The Universe’s Invisible Glue
Look up at the night sky, and you see stars, planets, and galaxies. But what you don't see is what makes up most of the universe. For decades, scientists have known that the gravitational pull they observe in the cosmos is far stronger than what all the visible
matter can account for. Galaxies spin so fast they should fly apart, but something invisible is holding them together. Physicists call this mysterious substance 'dark matter'. It doesn't emit or reflect light, making it completely invisible to our telescopes, yet its gravitational effects are undeniable. It acts as a sort of cosmic glue, a silent, unseen scaffold upon which the universe is built.

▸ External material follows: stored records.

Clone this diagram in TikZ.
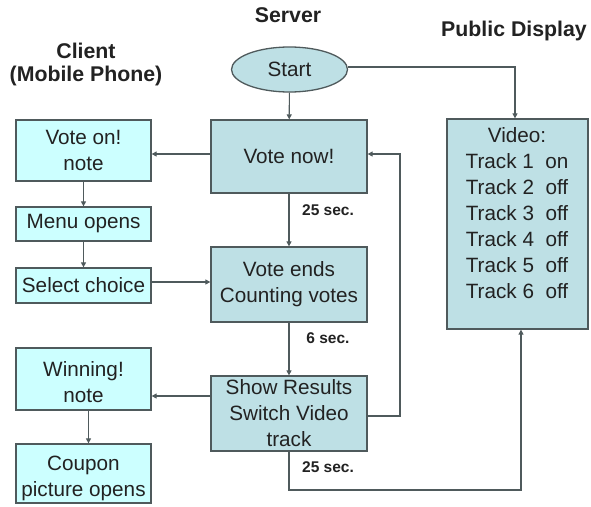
\documentclass[tikz,border=0pt]{standalone}
\usepackage{fontspec}
\setmainfont{Liberation Sans}
\usetikzlibrary{arrows.meta,shapes.geometric}
\definecolor{srvfill}{HTML}{BEE0E5}
\definecolor{clifill}{HTML}{CCFFFF}
\definecolor{edge}{HTML}{4F5A5C}
\definecolor{ink}{HTML}{222222}
\tikzset{
  base/.style={draw=edge, line width=1.3pt, text=ink, align=center, inner sep=0pt,
    font=\fontsize{20.7}{26}\selectfont},
  srv/.style={base, fill=srvfill, minimum width=156pt},
  cli/.style={base, fill=clifill, minimum width=135pt},
  head/.style={text=ink, align=center, font=\fontsize{21.3}{23.5}\selectfont\bfseries},
  delay/.style={text=ink, font=\fontsize{15.5}{17}\selectfont\bfseries},
  arr/.style={draw=edge, line width=1.1pt, -{Triangle[length=5pt,width=5pt]}}
}
\begin{document}
\begin{tikzpicture}[x=1pt,y=-1pt]
\useasboundingbox[fill=white] (0,0) rectangle (591,506);

% column headings
\node[head] (hcli) at (86,64.5) {Client\\(Mobile Phone)};
\node[head] (hsrv) at (288,15) {Server};
\node[head] (hpub) at (514,31) {Public Display};

% server column
\node[srv, ellipse, minimum width=116pt, minimum height=45pt] (start) at (289.5,69.5) {Start};
\node[srv, minimum height=73pt] (vnow) at (289,156.5) {Vote now!};
\node[srv, minimum height=75pt] (vends) at (289,284.5) {Vote ends\\Counting votes};
\node[srv, minimum height=75pt] (show) at (289,413.5) {Show Results\\Switch Video\\track};

% client column
\node[cli, minimum height=61pt] (von) at (83.5,150.5) {Vote on!\\note};
\node[cli, minimum height=34pt] (menu) at (83.5,224) {Menu opens};
\node[cli, minimum height=35pt] (select) at (83.5,285.5) {Select choice};
\node[cli, minimum height=62pt] (win) at (83.5,379) {\rule{0pt}{21pt}Winning!\\note};
\node[cli, minimum height=59pt] (coupon) at (83.5,473.5) {\rule{0pt}{24pt}Coupon\\picture opens};

% public display
\node[srv, minimum width=141pt, minimum height=210pt] (video) at (517.5,224) {};
\node[text=ink, align=center, anchor=north, font=\fontsize{20.7}{26}\selectfont] (tracks) at (517,124)
  {Video:\\Track 1\ \ on\\Track 2\ \ off\\Track 3\ \ off\\Track 4\ \ off\\Track 5\ \ off\\Track 6\ \ off};

% timing labels
\node[delay] (d1) at (328,210) {25 sec.};
\node[delay] (d2) at (328,338) {6 sec.};
\node[delay] (d3) at (328,467) {25 sec.};

% helper points for the routed connectors
\coordinate (loop) at (400,0);
\coordinate (bend) at (289,490);
\coordinate (vin) at ([yshift=2.5pt]vnow.east);

% connectors
\draw[arr] (start) -- (vnow);
\draw[arr] (vnow) -- (vends);
\draw[arr] (vends) -- (show);
\draw[arr] ([yshift=2.5pt]vnow.west) -- ([yshift=2.5pt]vnow.west -| von.east);
\draw[arr] (von) -- (menu);
\draw[arr] (menu) -- (select);
\draw[arr] ([yshift=3.5pt]select.east) -- ([yshift=3.5pt]select.east -| vends.west);
\draw[arr] ([yshift=17.5pt]show.west) -- ([yshift=17.5pt]show.west -| win.east);
\draw[arr] ([xshift=5pt]win.south) -- ([xshift=5pt]coupon.north);
\draw[arr] ([yshift=-2.5pt]show.east) -| (loop |- vin) -- (vin);
\draw[arr] ([yshift=2.5pt]start.east) -| ([xshift=-2.5pt]video.north);
\draw[arr] (show.south) -- (bend) -| ([xshift=3.5pt]video.south);
\end{tikzpicture}
\end{document}
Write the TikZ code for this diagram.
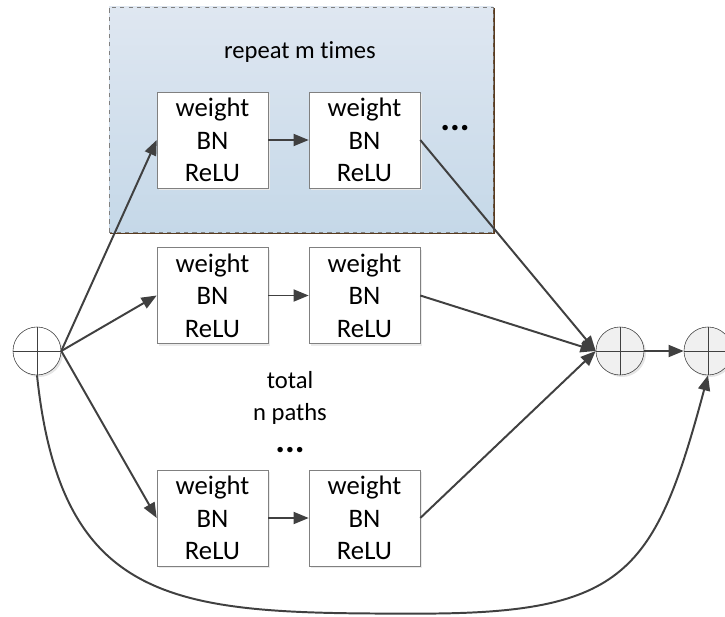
\documentclass[tikz,border=0pt]{standalone}
\usepackage{fontspec}
\setmainfont{Carlito}[Ligatures=NoCommon]
\usetikzlibrary{arrows.meta, positioning, shadows}
\definecolor{linecolor}{RGB}{64,64,64}
\definecolor{boxedge}{RGB}{128,128,128}
\definecolor{repeattop}{RGB}{223,231,241}
\definecolor{repeatbottom}{RGB}{197,216,232}
\definecolor{repeatshadow}{RGB}{88,58,30}
\definecolor{addercolor}{RGB}{240,240,240}
\newcommand{\threedots}{{\fontsize{26}{23}\selectfont\textbf{...}}}

\begin{document}
\begin{tikzpicture}[
    layer/.style={draw=boxedge, thin, fill=white, minimum width=2.775cm, minimum height=2.4cm, align=center, font=\fontsize{19}{23}\selectfont, drop shadow={shadow xshift=0.06cm, shadow yshift=-0.06cm, fill=black!8, opacity=1}},
    adder/.style={circle, draw=linecolor, thin, fill=addercolor, minimum size=1.2cm, inner sep=0pt, drop shadow={shadow xshift=0.05cm, shadow yshift=-0.05cm, fill=black!10, opacity=1}, path picture={\draw[linecolor] (path picture bounding box.north) -- (path picture bounding box.south) (path picture bounding box.east) -- (path picture bounding box.west);}},
    note/.style={align=center, font=\fontsize{17.5}{23}\selectfont},
    flow/.style={-{Triangle[length=3.8mm, width=3mm]}, line width=1.4pt, linecolor}
]
    \useasboundingbox (0,0) rectangle (18.125,15.4);

    % repeated block
    \draw[repeatshadow, line width=1.4pt] (12.35,15.2) -- (12.35,9.575) -- (2.75,9.575);
    \shade[top color=repeattop, bottom color=repeatbottom, draw=boxedge, dashed, thin] (2.725,9.6) rectangle (12.325,15.225);
    \node[note] (reptext) at (7.5,14.1) {repeat m times};
    \node[note] (repdots) at (11.375,12.2) {\threedots};

    % adders
    \node[adder, fill=white] (in) at (0.925,6.625) {};
    \node[adder] (sum) at (15.5,6.625) {};
    \node[adder] (out) at (17.7,6.625) {};

    % layers
    \node[layer] (t1) at (5.3125,11.9) {weight\\BN\\ReLU};
    \node[layer] (t2) at (9.1125,11.9) {weight\\BN\\ReLU};
    \node[layer] (m1) at (5.3125,8.0125) {weight\\BN\\ReLU};
    \node[layer] (m2) at (9.1125,8.0125) {weight\\BN\\ReLU};
    \node[layer] (b1) at (5.3125,2.45) {weight\\BN\\ReLU};
    \node[layer] (b2) at (9.1125,2.45) {weight\\BN\\ReLU};

    \node[note] (paths) at (7.25,5.1) {total\\n paths\\\threedots};

    % paths
    \draw[flow] (in.east) -- (t1.west);
    \draw[flow] (in.east) -- (m1.west);
    \draw[flow] (in.east) -- (b1.west);
    \draw[flow] (t1) -- (t2);
    \draw[flow] (m1) -- (m2);
    \draw[flow] (b1) -- (b2);
    \draw[flow] (t2.east) -- (sum.west);
    \draw[flow] (m2.east) -- (sum.west);
    \draw[flow] (b2.east) -- (sum.west);
    \draw[flow] (sum) -- (out);

    % shortcut
    \coordinate (dip) at (10.5,0.06);
    \draw[flow] (in.south) to[out=-84, in=180, looseness=1.35] (dip) to[out=0, in=-105, looseness=1.4] (out.south);
\end{tikzpicture}
\end{document}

The problem is, despite knowing it exists, no one has ever been able to detect it or figure out what it's made of, making it one of the greatest unsolved problems in physics.
A Hidden Dimension and a 'Dark Photon'
Enter a team of physicists from the University of Sheffield. In a study published in the journal Physical Review D, they've put forward a radical new idea. Their theory suggests that dark matter might reside in a hidden fifth dimension. We are all familiar with the three spatial dimensions (length, width, and height) and the fourth dimension of time. This new theory proposes that another, hidden spatial dimension exists, and within it, dark matter particles interact with a hypothetical particle known as a 'dark photon'. This isn't just a wild guess; it’s an attempt to solve several nagging problems with existing dark matter theories. By placing dark matter in its own dimensional playground, the theory could explain why it has been so elusive and seems to barely interact with our world.
The Power of Resonance
One of the most compelling parts of the Sheffield theory is the idea of 'dark matter resonance'. The researchers propose that the specific shape and geometry of this hidden fifth dimension forces dark matter particles and dark photons to have masses that line up in a very precise way. Dr. Yu-Dai Tsai, the study's lead researcher, compares this to a musical instrument vibrating intensely when it hits the perfect note. This natural 'tuning' is significant because previous models often required physicists to manually fine-tune the numbers to make their theories work—a practice that many find unsatisfying. The new theory suggests this perfect tuning isn't a coincidence but a natural result of the hidden dimension's structure. This resonance could have made dark matter interact much more strongly in the early universe, playing a crucial role in its formation, while also explaining why it seems so quiet and hard to find today.
What This Means for the Search
If this theory proves to be on the right track, it could completely change the search for dark matter. Instead of just looking for a single, elusive particle, experimenters would have clear new targets. The theory connects two of the biggest ideas in fundamental physics: the mystery of dark matter and the potential existence of extra dimensions. It provides a mathematical framework that could guide future experiments at places like the Large Hadron Collider, giving scientists a new map for where to look and what to look for. While the idea of hidden dimensions might sound like it’s pulled from science fiction, it has been a serious area of research for years. This work provides a compelling reason to take the concept even more seriously, as it offers a potential solution to a puzzle that has stumped scientists for nearly a century.